--- BEGIN ---

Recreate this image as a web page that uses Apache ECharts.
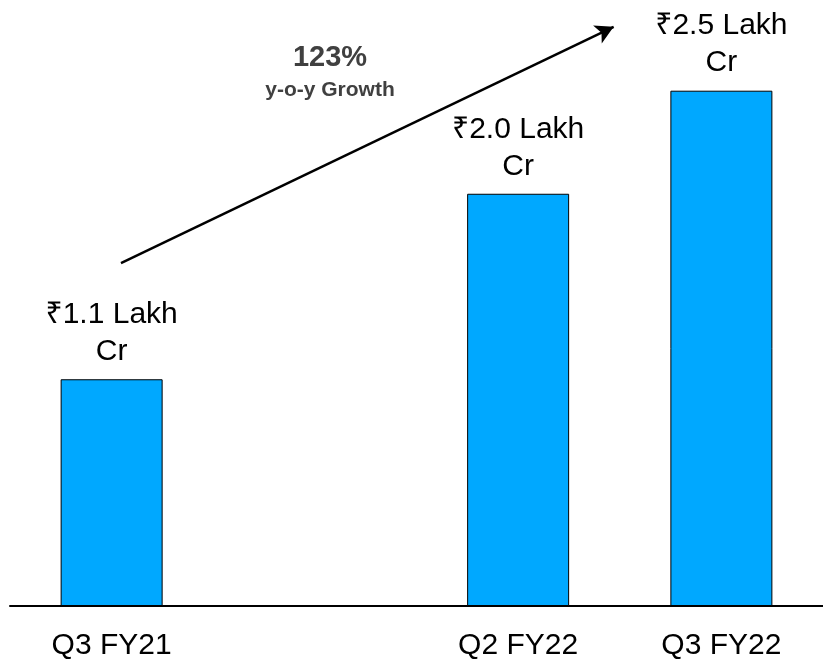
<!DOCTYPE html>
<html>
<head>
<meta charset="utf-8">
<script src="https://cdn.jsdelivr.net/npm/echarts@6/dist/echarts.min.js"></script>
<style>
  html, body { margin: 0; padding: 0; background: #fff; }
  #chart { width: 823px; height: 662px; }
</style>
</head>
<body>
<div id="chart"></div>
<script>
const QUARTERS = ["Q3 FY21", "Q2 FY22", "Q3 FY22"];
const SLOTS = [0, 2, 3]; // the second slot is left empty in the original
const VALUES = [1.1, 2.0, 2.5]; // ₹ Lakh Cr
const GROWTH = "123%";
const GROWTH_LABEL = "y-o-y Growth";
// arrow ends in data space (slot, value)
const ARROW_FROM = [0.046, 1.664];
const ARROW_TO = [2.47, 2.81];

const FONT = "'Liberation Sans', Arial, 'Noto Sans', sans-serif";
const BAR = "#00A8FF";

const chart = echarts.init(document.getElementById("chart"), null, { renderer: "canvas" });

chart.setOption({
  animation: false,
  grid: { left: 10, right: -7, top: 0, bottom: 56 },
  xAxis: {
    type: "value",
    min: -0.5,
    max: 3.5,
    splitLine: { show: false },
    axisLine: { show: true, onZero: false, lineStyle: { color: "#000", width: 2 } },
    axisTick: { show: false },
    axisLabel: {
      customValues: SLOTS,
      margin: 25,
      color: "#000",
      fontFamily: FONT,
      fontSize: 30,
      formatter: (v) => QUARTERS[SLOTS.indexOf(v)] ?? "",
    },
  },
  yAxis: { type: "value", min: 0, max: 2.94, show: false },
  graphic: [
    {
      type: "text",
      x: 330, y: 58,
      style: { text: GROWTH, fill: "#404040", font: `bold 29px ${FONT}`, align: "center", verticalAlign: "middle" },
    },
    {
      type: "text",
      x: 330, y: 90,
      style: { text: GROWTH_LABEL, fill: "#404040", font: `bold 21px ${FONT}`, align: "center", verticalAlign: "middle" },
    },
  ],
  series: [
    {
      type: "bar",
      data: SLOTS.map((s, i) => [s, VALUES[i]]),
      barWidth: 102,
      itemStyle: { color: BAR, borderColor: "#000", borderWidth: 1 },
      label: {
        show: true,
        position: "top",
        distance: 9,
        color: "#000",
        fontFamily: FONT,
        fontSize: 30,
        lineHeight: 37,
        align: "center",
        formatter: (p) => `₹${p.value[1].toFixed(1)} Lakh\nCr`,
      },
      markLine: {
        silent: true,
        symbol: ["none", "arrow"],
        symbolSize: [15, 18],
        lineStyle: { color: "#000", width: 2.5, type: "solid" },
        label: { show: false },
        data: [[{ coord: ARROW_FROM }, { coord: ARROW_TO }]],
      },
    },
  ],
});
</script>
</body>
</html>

--- END ---
--- BEGIN ---

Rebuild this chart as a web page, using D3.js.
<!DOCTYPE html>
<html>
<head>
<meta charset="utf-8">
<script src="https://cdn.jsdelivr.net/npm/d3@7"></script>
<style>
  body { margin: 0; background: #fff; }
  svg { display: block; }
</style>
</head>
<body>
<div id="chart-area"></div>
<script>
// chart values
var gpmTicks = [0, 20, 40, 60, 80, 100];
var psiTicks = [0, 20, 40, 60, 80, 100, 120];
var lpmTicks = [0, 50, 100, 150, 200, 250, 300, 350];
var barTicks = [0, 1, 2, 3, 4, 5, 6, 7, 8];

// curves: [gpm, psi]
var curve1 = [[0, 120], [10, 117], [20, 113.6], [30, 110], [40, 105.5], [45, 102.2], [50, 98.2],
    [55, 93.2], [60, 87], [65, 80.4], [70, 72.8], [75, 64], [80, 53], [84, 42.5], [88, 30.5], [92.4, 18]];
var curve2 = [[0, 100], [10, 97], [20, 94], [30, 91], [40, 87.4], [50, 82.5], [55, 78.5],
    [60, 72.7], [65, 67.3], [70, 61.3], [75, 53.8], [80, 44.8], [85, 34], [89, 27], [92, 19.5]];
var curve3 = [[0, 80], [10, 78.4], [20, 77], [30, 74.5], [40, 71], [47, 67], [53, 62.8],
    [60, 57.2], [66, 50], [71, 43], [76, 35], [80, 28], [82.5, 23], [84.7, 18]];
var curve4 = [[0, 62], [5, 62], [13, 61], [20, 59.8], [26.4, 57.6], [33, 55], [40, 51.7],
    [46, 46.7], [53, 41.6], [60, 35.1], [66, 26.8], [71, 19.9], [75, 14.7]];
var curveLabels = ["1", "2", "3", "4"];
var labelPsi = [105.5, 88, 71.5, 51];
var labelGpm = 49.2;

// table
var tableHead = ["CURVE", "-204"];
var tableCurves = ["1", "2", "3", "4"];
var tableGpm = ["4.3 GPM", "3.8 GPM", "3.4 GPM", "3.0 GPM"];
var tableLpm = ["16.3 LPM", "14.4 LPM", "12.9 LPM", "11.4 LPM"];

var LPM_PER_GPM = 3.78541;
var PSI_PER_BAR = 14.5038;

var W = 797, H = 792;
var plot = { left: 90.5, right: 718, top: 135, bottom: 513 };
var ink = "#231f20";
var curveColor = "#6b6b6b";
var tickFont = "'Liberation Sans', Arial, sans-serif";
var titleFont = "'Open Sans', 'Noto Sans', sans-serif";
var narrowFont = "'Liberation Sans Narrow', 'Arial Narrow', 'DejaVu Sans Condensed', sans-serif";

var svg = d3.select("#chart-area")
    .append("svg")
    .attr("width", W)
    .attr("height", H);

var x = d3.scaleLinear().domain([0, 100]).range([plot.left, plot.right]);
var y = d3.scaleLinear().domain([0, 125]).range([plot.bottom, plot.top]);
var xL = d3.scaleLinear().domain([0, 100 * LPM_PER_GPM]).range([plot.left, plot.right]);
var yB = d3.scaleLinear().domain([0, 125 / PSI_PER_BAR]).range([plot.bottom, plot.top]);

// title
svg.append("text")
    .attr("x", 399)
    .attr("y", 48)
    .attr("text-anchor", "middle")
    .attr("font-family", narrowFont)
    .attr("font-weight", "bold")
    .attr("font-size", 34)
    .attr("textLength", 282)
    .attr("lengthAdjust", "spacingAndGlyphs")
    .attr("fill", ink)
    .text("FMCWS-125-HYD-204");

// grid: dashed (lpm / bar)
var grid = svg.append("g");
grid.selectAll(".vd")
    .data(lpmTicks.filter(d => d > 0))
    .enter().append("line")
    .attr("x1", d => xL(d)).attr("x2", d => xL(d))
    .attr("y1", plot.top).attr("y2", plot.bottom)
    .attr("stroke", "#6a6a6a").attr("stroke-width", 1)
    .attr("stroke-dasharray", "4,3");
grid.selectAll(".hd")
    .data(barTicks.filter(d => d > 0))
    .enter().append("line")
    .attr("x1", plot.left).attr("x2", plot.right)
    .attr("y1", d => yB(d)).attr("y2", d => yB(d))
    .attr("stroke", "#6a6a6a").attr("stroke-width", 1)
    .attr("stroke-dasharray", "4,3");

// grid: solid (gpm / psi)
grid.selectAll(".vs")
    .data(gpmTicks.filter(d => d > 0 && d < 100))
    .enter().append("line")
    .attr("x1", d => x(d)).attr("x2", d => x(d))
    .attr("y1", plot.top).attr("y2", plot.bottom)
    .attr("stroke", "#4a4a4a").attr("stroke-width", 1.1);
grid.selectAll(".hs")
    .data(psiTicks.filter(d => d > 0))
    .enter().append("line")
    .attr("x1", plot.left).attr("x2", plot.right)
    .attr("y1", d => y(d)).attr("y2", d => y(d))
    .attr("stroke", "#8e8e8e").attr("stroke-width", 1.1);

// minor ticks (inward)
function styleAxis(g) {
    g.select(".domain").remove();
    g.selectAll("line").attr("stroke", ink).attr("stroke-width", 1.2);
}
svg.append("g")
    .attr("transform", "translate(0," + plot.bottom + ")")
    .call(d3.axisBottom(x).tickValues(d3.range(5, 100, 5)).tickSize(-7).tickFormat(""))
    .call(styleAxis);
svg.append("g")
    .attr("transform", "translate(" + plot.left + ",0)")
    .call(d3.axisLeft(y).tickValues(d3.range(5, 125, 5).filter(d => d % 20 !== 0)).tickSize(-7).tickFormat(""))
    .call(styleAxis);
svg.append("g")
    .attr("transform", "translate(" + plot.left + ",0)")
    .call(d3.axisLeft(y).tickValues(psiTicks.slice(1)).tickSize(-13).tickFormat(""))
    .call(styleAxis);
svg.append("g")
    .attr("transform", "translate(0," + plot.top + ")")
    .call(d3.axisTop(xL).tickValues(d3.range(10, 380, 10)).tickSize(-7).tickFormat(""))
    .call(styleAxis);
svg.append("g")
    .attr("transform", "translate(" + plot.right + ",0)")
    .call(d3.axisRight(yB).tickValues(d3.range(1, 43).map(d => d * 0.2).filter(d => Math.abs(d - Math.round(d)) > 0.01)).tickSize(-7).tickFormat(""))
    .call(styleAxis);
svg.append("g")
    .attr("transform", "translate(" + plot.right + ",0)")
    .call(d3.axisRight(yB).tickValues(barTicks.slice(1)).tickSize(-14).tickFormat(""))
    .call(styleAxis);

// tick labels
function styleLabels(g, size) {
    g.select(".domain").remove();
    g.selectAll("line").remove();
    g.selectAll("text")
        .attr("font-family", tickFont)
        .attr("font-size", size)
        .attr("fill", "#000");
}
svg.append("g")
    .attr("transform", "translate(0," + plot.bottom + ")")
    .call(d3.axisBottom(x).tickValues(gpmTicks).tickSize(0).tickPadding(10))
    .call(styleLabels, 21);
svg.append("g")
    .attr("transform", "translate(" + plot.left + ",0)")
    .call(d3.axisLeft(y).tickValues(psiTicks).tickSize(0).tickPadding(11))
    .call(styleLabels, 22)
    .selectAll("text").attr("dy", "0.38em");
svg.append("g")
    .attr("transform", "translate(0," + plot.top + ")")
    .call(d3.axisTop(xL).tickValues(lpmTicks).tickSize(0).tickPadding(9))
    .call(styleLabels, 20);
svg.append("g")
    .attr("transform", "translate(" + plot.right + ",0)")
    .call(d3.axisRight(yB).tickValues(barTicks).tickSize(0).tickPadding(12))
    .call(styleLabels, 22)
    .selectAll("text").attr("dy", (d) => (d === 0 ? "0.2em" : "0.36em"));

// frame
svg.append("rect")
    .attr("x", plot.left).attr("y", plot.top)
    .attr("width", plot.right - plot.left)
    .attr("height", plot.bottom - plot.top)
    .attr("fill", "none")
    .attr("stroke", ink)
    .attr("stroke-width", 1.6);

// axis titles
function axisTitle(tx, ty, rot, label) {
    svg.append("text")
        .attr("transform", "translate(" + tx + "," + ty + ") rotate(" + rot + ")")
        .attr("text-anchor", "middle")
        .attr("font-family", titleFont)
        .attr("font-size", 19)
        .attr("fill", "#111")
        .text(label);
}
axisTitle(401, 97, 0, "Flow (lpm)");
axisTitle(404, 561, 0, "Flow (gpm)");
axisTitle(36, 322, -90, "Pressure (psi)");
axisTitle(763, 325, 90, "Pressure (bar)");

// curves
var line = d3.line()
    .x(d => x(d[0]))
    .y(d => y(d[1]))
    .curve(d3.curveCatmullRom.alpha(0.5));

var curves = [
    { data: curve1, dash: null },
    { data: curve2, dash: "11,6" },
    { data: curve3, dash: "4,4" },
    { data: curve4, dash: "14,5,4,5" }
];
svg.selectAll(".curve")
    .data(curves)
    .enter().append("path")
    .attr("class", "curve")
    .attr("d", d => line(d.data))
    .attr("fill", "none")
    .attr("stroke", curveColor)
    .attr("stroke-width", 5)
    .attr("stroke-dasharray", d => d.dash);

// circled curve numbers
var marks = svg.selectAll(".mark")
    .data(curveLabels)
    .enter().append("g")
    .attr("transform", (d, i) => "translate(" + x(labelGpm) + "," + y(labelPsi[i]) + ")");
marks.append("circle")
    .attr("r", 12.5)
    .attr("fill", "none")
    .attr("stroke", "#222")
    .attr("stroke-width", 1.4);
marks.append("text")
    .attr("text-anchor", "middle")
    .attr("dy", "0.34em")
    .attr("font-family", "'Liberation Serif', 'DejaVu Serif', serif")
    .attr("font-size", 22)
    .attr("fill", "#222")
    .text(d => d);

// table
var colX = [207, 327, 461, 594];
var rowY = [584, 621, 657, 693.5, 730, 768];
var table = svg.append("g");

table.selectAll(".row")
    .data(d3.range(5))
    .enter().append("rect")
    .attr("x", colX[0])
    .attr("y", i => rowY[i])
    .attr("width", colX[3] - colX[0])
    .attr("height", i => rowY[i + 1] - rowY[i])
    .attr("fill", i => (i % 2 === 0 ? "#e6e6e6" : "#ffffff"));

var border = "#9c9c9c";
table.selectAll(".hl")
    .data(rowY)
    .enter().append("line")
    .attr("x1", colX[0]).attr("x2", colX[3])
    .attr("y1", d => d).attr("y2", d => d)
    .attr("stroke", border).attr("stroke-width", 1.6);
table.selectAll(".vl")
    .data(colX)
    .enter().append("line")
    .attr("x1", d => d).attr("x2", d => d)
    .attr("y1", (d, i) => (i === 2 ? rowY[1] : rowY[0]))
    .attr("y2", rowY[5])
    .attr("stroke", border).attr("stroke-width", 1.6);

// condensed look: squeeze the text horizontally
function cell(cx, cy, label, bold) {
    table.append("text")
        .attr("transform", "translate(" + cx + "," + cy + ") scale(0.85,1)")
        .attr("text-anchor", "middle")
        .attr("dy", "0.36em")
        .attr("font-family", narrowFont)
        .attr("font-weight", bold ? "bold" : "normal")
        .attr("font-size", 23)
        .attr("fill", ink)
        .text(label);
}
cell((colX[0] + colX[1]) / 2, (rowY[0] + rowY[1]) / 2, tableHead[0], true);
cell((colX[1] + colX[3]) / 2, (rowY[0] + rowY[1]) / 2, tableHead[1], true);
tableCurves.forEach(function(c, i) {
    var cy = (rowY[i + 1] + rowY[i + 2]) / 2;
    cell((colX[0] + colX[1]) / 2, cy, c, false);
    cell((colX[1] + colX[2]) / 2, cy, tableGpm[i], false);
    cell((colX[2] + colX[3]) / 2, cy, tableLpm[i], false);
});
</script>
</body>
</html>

--- END ---

Task statement -> Look back at the data above. Transcribe exactly the lines starting at the line that contains "Rebuild this chart" and ending at the line that contains "var barTicks = [0, 1, 2, 3, 4, 5, 6, 7, 8];".

Correct answer ->
Rebuild this chart as a web page, using D3.js.
<!DOCTYPE html>
<html>
<head>
<meta charset="utf-8">
<script src="https://cdn.jsdelivr.net/npm/d3@7"></script>
<style>
  body { margin: 0; background: #fff; }
  svg { display: block; }
</style>
</head>
<body>
<div id="chart-area"></div>
<script>
// chart values
var gpmTicks = [0, 20, 40, 60, 80, 100];
var psiTicks = [0, 20, 40, 60, 80, 100, 120];
var lpmTicks = [0, 50, 100, 150, 200, 250, 300, 350];
var barTicks = [0, 1, 2, 3, 4, 5, 6, 7, 8];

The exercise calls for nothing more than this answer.